2. Enter the 1099-K as "other income."  Then create a negative item of other income to offset the 1099-k.  Enter your sales as capital transactions, and e-file.  The IRS may as later for an explanation of the negative item, you would reply with a letter of explanation and a copy of your records.  

*Answers are correct to the best of my ability at the time of posting but do not constitute legal or tax advice.*
Opus 17
Level 15

Selling all of my stuff on ebay to move to Mexico

Selling personal items for less than their cost is not taxable income.  Your problem is proving it.  See my answer above.

 

Just because you can't easily prove it does not mean you must give up and report the proceeds as taxable income.  But you will have to work hard to gather as much proof as you can in case of audit.

*Answers are correct to the best of my ability at the time of posting but do not constitute legal or tax advice.*
IRS_is_the_worst
Returning Member

Selling all of my stuff on ebay to move to Mexico

Everyone seems to be avoiding the obvious and very specific instance where most of these eBay 1099k questions lie.  The individual tax return, not a business or hobby, where the individual sells a few items at a loss but totaling over $600 in gross sales and a 1099-k is automatically sent to the IRS. Opus' response is the only one that seems to address this but even those solutions leave a lot to be desired. For individual filers there is really no method to deduct the original cost of the items sold. Please correct me if I'm wrong here.

Opus 17
Level 15

Selling all of my stuff on ebay to move to Mexico


@IRS_is_the_worst wrote:

Everyone seems to be avoiding the obvious and very specific instance where most of these eBay 1099k questions lie.  The individual tax return, not a business or hobby where the individual sells a few items at a loss but totaling over $600 in gross sales and a 1099-k is automatically sent to the IRS. Opus' response is the only one that seems to address this but even those solutions leave a lot to be desired. For individual filers there is really no method to deduct the original cost of the items sold. Please correct me if I'm wrong here.

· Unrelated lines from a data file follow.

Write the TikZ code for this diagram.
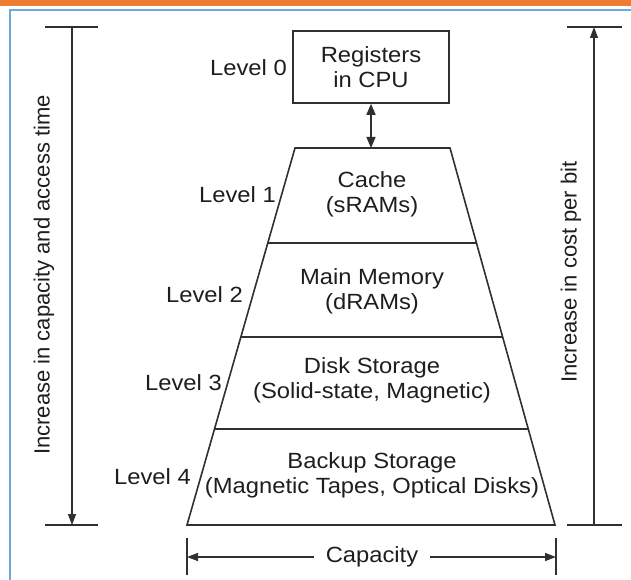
\documentclass[tikz,border=0pt]{standalone}
\usepackage{fontspec}
\setmainfont{Liberation Sans}
\usetikzlibrary{arrows.meta}
\definecolor{ink}{HTML}{303030}
\definecolor{txt}{HTML}{1E1E1E}
\definecolor{frameblue}{HTML}{6FA8DC}
\definecolor{topbar}{HTML}{ED7D31}
\begin{document}
\begin{tikzpicture}[x=1pt,y=-1pt,
  lbl/.style={font=\fontsize{22}{25}\selectfont, text=txt, inner sep=0pt, align=center},
  hl/.style={lbl, xscale=1.08},
  ln/.style={draw=ink, line width=1.6pt},
  tk/.style={draw=ink, line width=1.4pt},
  arr/.style={-{Triangle[length=11pt,width=8pt]}},
  darr/.style={{Triangle[length=11pt,width=9pt]}-{Triangle[length=11pt,width=9pt]}}
]
\useasboundingbox (0,0) rectangle (631,580);
\fill[white] (0,0) rectangle (631,580);
% frame
\fill[topbar] (0,0) rectangle (631,6);
\draw[frameblue, line width=1.5pt] (10,580) -- (10,10) -- (631,10);

% registers box
\node[draw=ink, line width=1.6pt, minimum width=156pt, minimum height=72pt, inner sep=0pt] (regs) at (371,67) {};
\node[hl] (regt) at (regs.center) {Registers\\in CPU};

% trapezoid corners
\coordinate (tl) at (295,148);
\coordinate (tr) at (450,148);
\coordinate (bl) at (187,525);
\coordinate (br) at (555,525);
\coordinate (tm) at (371,148);
\draw[ln, line join=miter] (tl) -- (tr) -- (br) -- (bl) -- cycle;
% dividers
\coordinate (d1l) at (267.8,243); \coordinate (d1r) at (476.5,243);
\coordinate (d2l) at (240.9,337); \coordinate (d2r) at (502.6,337);
\coordinate (d3l) at (214.5,429); \coordinate (d3r) at (528.3,429);
\draw[ln] (d1l) -- (d1r);
\draw[ln] (d2l) -- (d2r);
\draw[ln] (d3l) -- (d3r);

% arrow registers <-> cache
\draw[ln, line width=1.5pt, darr] (regs.south) -- (tm);

% level texts
\node[hl] (c1) at (372,194) {Cache\\(sRAMs)};
\node[hl] (c2) at (372,291) {Main Memory\\(dRAMs)};
\node[hl] (c3) at (372,380) {Disk Storage\\(Solid-state, Magnetic)};
\node[hl] (c4) at (372,475) {Backup Storage\\(Magnetic Tapes, Optical Disks)};

\node[hl, anchor=east] (l0) at (287,68) {Level 0};
\node[hl, anchor=east] (l1) at (276,195) {Level 1};
\node[hl, anchor=east] (l2) at (243,295) {Level 2};
\node[hl, anchor=east] (l3) at (222,383) {Level 3};
\node[hl, anchor=east] (l4) at (191,477) {Level 4};

% left vertical
\coordinate (lt) at (72,27); \coordinate (lb) at (72,525);
\draw[tk] (45,27) -- (98,27);
\draw[tk] (45,525) -- (98,525);
\draw[tk, arr] (lt) -- (lb);
\node[lbl, rotate=90] (ll) at (44,275) {Increase in capacity and access time};

% right vertical
\coordinate (rt) at (594,27); \coordinate (rb) at (594,525);
\draw[tk] (567,27) -- (622,27);
\draw[tk] (567,525) -- (622,525);
\draw[tk, arr] (rb) -- (rt);
\node[lbl, rotate=90] (rl) at (571,272) {Increase in cost per bit};

% capacity
\coordinate (cl) at (187,557); \coordinate (cr) at (556,557);
\draw[tk] (187,538) -- (187,575);
\draw[tk] (556,538) -- (556,575);
\node[hl, inner xsep=11pt] (cap) at (372,557) {Capacity};
\draw[tk, arr] (cap.west) -- (cl);
\draw[tk, arr] (cap.east) -- (cr);
\end{tikzpicture}
\end{document}
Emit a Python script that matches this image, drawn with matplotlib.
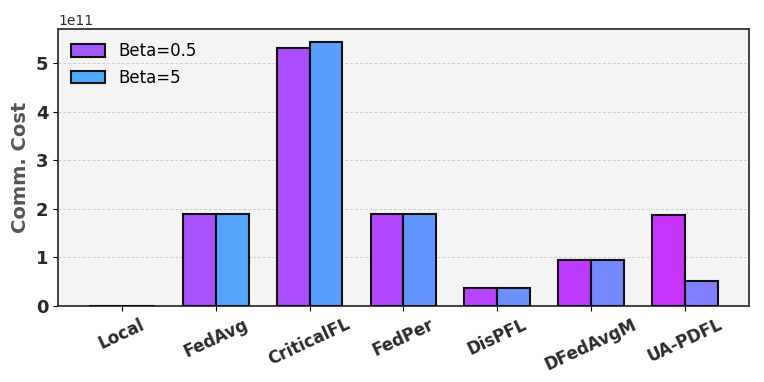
import matplotlib
matplotlib.use("Agg")
import matplotlib.pyplot as plt
import numpy as np
from matplotlib.patches import Patch

categories = ["Local", "FedAvg", "CriticalFL", "FedPer", "DisPFL", "DFedAvgM", "UA-PDFL"]
beta05 = [0.0, 1.886e11, 5.32e11, 1.886e11, 0.366e11, 0.936e11, 1.874e11]
beta5 = [0.0, 1.886e11, 5.43e11, 1.886e11, 0.366e11, 0.936e11, 0.50e11]
series_labels = ["Beta=0.5", "Beta=5"]

c1 = ["#A458FF", "#A852FF", "#AA4DFF", "#B047FF", "#B843FF", "#BF3AFF", "#C832FF"]
c2 = ["#50AAFF", "#55A5FF", "#5A9EFF", "#6496FF", "#6C90FF", "#7488FF", "#8080FF"]

fig, ax = plt.subplots(figsize=(7.64, 3.82), dpi=100)
fig.subplots_adjust(left=0.076, right=0.98, top=0.924, bottom=0.2)
ax.set_facecolor("#f4f4f4")
x = np.arange(len(categories))
w = 0.35
ax.bar(x - w/2, beta05, w, color=c1, edgecolor="#111111", linewidth=1.5, zorder=3)
ax.bar(x + w/2, beta5, w, color=c2, edgecolor="#111111", linewidth=1.5, zorder=3)
ax.set_xlim(-0.68, len(categories) - 1 + 0.68)
ax.set_ylim(0, max(beta5) * 1.05)
ax.set_xticks(x)
ax.set_xticklabels(categories, rotation=25, fontweight="bold", fontsize=12, color="#2a2a2a")
ax.tick_params(axis="y", labelsize=13, labelcolor="#2a2a2a")
for t in ax.get_yticklabels():
    t.set_fontweight("bold")
ax.yaxis.get_offset_text().set_fontsize(10)
ax.set_ylabel("Comm. Cost", fontsize=14, fontweight="bold", color="#555555")
ax.grid(axis="y", linestyle=(0, (3, 2)), color="#cccccc", linewidth=0.7, zorder=0)
ax.set_axisbelow(True)
for s in ax.spines.values():
    s.set_color("#333333")
    s.set_linewidth(1.3)
handles = [Patch(facecolor="#A458FF", edgecolor="#111111", linewidth=1.5),
           Patch(facecolor="#50AAFF", edgecolor="#111111", linewidth=1.5)]
ax.legend(handles, series_labels, loc="upper left", frameon=False, fontsize=12,
          handlelength=2.0, handleheight=0.8, borderaxespad=0.4)
fig.savefig("out.png", dpi=100)
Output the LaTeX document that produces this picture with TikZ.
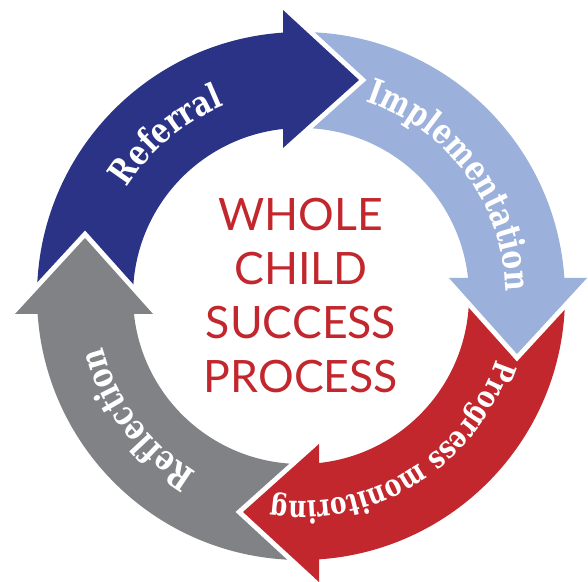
\documentclass[tikz,border=0pt]{standalone}
\usepackage{fontspec}
\usetikzlibrary{decorations.text}
\newfontfamily\lblfont[FakeStretch=0.8]{DejaVu Serif}
\newfontfamily\ctrfont{Lato}
\definecolor{cblue}{HTML}{2B3386}
\definecolor{clight}{HTML}{9BB1DB}
\definecolor{cred}{HTML}{C1272D}
\definecolor{cgray}{HTML}{808285}
\tikzset{
  gapline/.style={draw=white, line width=5pt, line join=miter, miter limit=10},
  lbl/.style={decorate, decoration={text along path, text align=center,
      text color=white, text={#1}}}
}
\begin{document}
\begin{tikzpicture}[x=0.5pt, y=0.5pt]
\useasboundingbox (0,0) rectangle (588,582);
\begin{scope}[shift={(301,286)}]
  % bodies
  \foreach \r/\c in {0/cblue,-90/clight,-180/cred,-270/cgray}{
    \begin{scope}[rotate=\r]
      \fill[\c] (180:264) arc[start angle=180, end angle=93.47, radius=132pt]
        -- (95.46:168) arc[start angle=95.46, end angle=180, radius=84pt] -- cycle;
    \end{scope}
  }
  % white gaps along head sides
  \foreach \r in {0,-90,-180,-270}{
    \begin{scope}[rotate=\r]
      \draw[gapline] (-18,286) -- (58,216) -- (-18,148);
    \end{scope}
  }
  % heads
  \foreach \r/\c in {0/cblue,-90/clight,-180/cred,-270/cgray}{
    \begin{scope}[rotate=\r]
      \fill[\c] (-18,286) -- (58,216) -- (-18,148) -- cycle;
    \end{scope}
  }
  % labels
  \path[lbl={|\lblfont\bfseries\fontsize{17.5}{17.5}\selectfont|Referral}]
    (190:205) arc[start angle=190, end angle=70, radius=102.5pt];
  \path[lbl={|\lblfont\bfseries\fontsize{17.5}{17.5}\selectfont|Implementation}]
    (96.5:205) arc[start angle=96.5, end angle=-23.5, radius=102.5pt];
  \path[lbl={|\lblfont\bfseries\fontsize{15.5}{15.5}\selectfont|Progress monitoring}]
    (11.8:205) arc[start angle=11.8, end angle=-128.2, radius=102.5pt];
  \path[lbl={|\lblfont\bfseries\fontsize{17.5}{17.5}\selectfont|Reflection}]
    (276.8:205) arc[start angle=276.8, end angle=156.8, radius=102.5pt];
\end{scope}
\node[font=\ctrfont\fontsize{22.3}{27}\selectfont, text=cred, align=center, inner sep=0pt]
  (title) at (301,286) {WHOLE\\CHILD\\SUCCESS\\PROCESS};
\end{tikzpicture}
\end{document}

I'm not sure what you are saying.  Just because the IRS gets a report, does not mean the money is taxable.  It does mean the IRS will want to see some kind of explanation.

 

The concern is that the IRS computer will send an automated letter if it does not see the 1099-K on the tax return somehow.  That also does not make the income taxable, but it means you have to have an explanation ready.

 

Currently, there is no really good way of telling the IRS that a 1099-K is not taxable income (because its from hobby activity, or personal sales at a loss, or gifts from crowdfunding).  The old way is to attach a written explanation, but the IRS is backlogged on paper returns.  You can enter the 1099-K and then create a negative offset.  That way the computer is happy because the 1099-K matches, but a human may want to see an explanation of the negative entry.  Some other software may allow you to attach PDFs that could contain a preemptive explanation) but Turbotax does not. 

 

The IRS could create a new procedure for all the new 1099-Ks or they could leave things as is and struggle through.  We don't know yet. 

*Answers are correct to the best of my ability at the time of posting but do not constitute legal or tax advice.*
IRS_is_the_worst
Returning Member

Selling all of my stuff on ebay to move to Mexico

You nailed what I was saying with this: "Currently, there is no really good way of telling the IRS that a 1099-K is not taxable income."

 

As you indicated, the fact that a 1099-k is received by the IRS does not, in fact, mean the money is taxable but it does transfer the burden of proof onto the individual tax filer.